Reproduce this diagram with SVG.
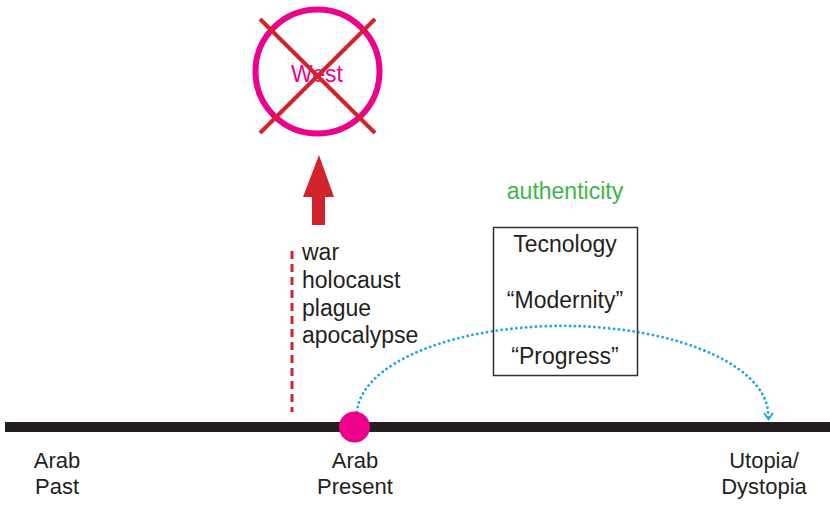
<svg xmlns="http://www.w3.org/2000/svg" width="830" height="506" viewBox="0 0 830 506">
  <style>
    text { font-family: "Liberation Sans", Arial, sans-serif; fill: #231f20; }
    .lbl { font-size: 22px; text-anchor: middle; }
    .list { font-size: 23px; }
    .box { font-size: 23px; text-anchor: middle; }
  </style>
  <rect width="830" height="506" fill="#ffffff"/>

  <!-- timeline -->
  <g id="timeline">
    <rect x="5" y="422" width="825" height="10" fill="#231f20"/>
  </g>

  <g id="connectors">
    <!-- dashed red marker line -->
    <line x1="292" y1="251" x2="292" y2="412" stroke="#d2232a" stroke-width="3" stroke-dasharray="8,5"/>
    <!-- red arrow up -->
    <polygon points="319,155 334,197 325,197 325,225 312,225 312,197 303,197" fill="#d2232a"/>
    <!-- dotted arc from present to the future -->
    <path d="M357,412 A205.5 89 0 0 1 768,418" fill="none" stroke="#1fa9e1" stroke-width="2.8" stroke-dasharray="0.1,4.8" stroke-linecap="round"/>
    <path d="M764,413 L768.5,419 L773,413" fill="none" stroke="#1fa9e1" stroke-width="2"/>
  </g>

  <g id="west">
    <circle cx="317.5" cy="71.5" r="62" fill="none" stroke="#ec008c" stroke-width="6"/>
    <text x="317" y="82" font-size="23" text-anchor="middle" style="fill:#ec008c">West</text>
    <line x1="260" y1="19" x2="375" y2="133" stroke="#d2232a" stroke-width="4"/>
    <line x1="375" y1="19" x2="260" y2="133" stroke="#d2232a" stroke-width="4"/>
  </g>

  <g id="threats">
    <text class="list" x="302" y="260">war</text>
    <text class="list" x="302" y="288">holocaust</text>
    <text class="list" x="302" y="316">plague</text>
    <text class="list" x="302" y="343">apocalypse</text>
  </g>

  <g id="authenticity">
    <text x="565" y="199" font-size="23" text-anchor="middle" style="fill:#3db54a">authenticity</text>
  </g>

  <g id="modernity-box">
    <rect x="493.5" y="227.5" width="144" height="148" fill="none" stroke="#333333" stroke-width="1.5"/>
    <text class="box" x="565" y="252">Tecnology</text>
    <text class="box" x="565" y="308">“Modernity”</text>
    <text class="box" x="565" y="364">“Progress”</text>
  </g>

  <g id="present-dot">
    <circle cx="354.5" cy="427" r="15.5" fill="#ec008c"/>
  </g>

  <g id="past">
    <text class="lbl" x="57" y="468">Arab</text>
    <text class="lbl" x="57" y="494">Past</text>
  </g>
  <g id="present">
    <text class="lbl" x="355" y="468">Arab</text>
    <text class="lbl" x="355" y="494">Present</text>
  </g>
  <g id="future">
    <text class="lbl" x="764" y="468">Utopia/</text>
    <text class="lbl" x="764" y="494">Dystopia</text>
  </g>
</svg>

**WHAT THIS TASK INVOLVES**
Without including any picture, repeat the data exactly.

**THE RESULT**
Reproduce this diagram with SVG.
<svg xmlns="http://www.w3.org/2000/svg" width="830" height="506" viewBox="0 0 830 506">
  <style>
    text { font-family: "Liberation Sans", Arial, sans-serif; fill: #231f20; }
    .lbl { font-size: 22px; text-anchor: middle; }
    .list { font-size: 23px; }
    .box { font-size: 23px; text-anchor: middle; }
  </style>
  <rect width="830" height="506" fill="#ffffff"/>

  <!-- timeline -->
  <g id="timeline">
    <rect x="5" y="422" width="825" height="10" fill="#231f20"/>
  </g>

  <g id="connectors">
    <!-- dashed red marker line -->
    <line x1="292" y1="251" x2="292" y2="412" stroke="#d2232a" stroke-width="3" stroke-dasharray="8,5"/>
    <!-- red arrow up -->
    <polygon points="319,155 334,197 325,197 325,225 312,225 312,197 303,197" fill="#d2232a"/>
    <!-- dotted arc from present to the future -->
    <path d="M357,412 A205.5 89 0 0 1 768,418" fill="none" stroke="#1fa9e1" stroke-width="2.8" stroke-dasharray="0.1,4.8" stroke-linecap="round"/>
    <path d="M764,413 L768.5,419 L773,413" fill="none" stroke="#1fa9e1" stroke-width="2"/>
  </g>

  <g id="west">
    <circle cx="317.5" cy="71.5" r="62" fill="none" stroke="#ec008c" stroke-width="6"/>
    <text x="317" y="82" font-size="23" text-anchor="middle" style="fill:#ec008c">West</text>
    <line x1="260" y1="19" x2="375" y2="133" stroke="#d2232a" stroke-width="4"/>
    <line x1="375" y1="19" x2="260" y2="133" stroke="#d2232a" stroke-width="4"/>
  </g>

  <g id="threats">
    <text class="list" x="302" y="260">war</text>
    <text class="list" x="302" y="288">holocaust</text>
    <text class="list" x="302" y="316">plague</text>
    <text class="list" x="302" y="343">apocalypse</text>
  </g>

  <g id="authenticity">
    <text x="565" y="199" font-size="23" text-anchor="middle" style="fill:#3db54a">authenticity</text>
  </g>

  <g id="modernity-box">
    <rect x="493.5" y="227.5" width="144" height="148" fill="none" stroke="#333333" stroke-width="1.5"/>
    <text class="box" x="565" y="252">Tecnology</text>
    <text class="box" x="565" y="308">“Modernity”</text>
    <text class="box" x="565" y="364">“Progress”</text>
  </g>

  <g id="present-dot">
    <circle cx="354.5" cy="427" r="15.5" fill="#ec008c"/>
  </g>

  <g id="past">
    <text class="lbl" x="57" y="468">Arab</text>
    <text class="lbl" x="57" y="494">Past</text>
  </g>
  <g id="present">
    <text class="lbl" x="355" y="468">Arab</text>
    <text class="lbl" x="355" y="494">Present</text>
  </g>
  <g id="future">
    <text class="lbl" x="764" y="468">Utopia/</text>
    <text class="lbl" x="764" y="494">Dystopia</text>
  </g>
</svg>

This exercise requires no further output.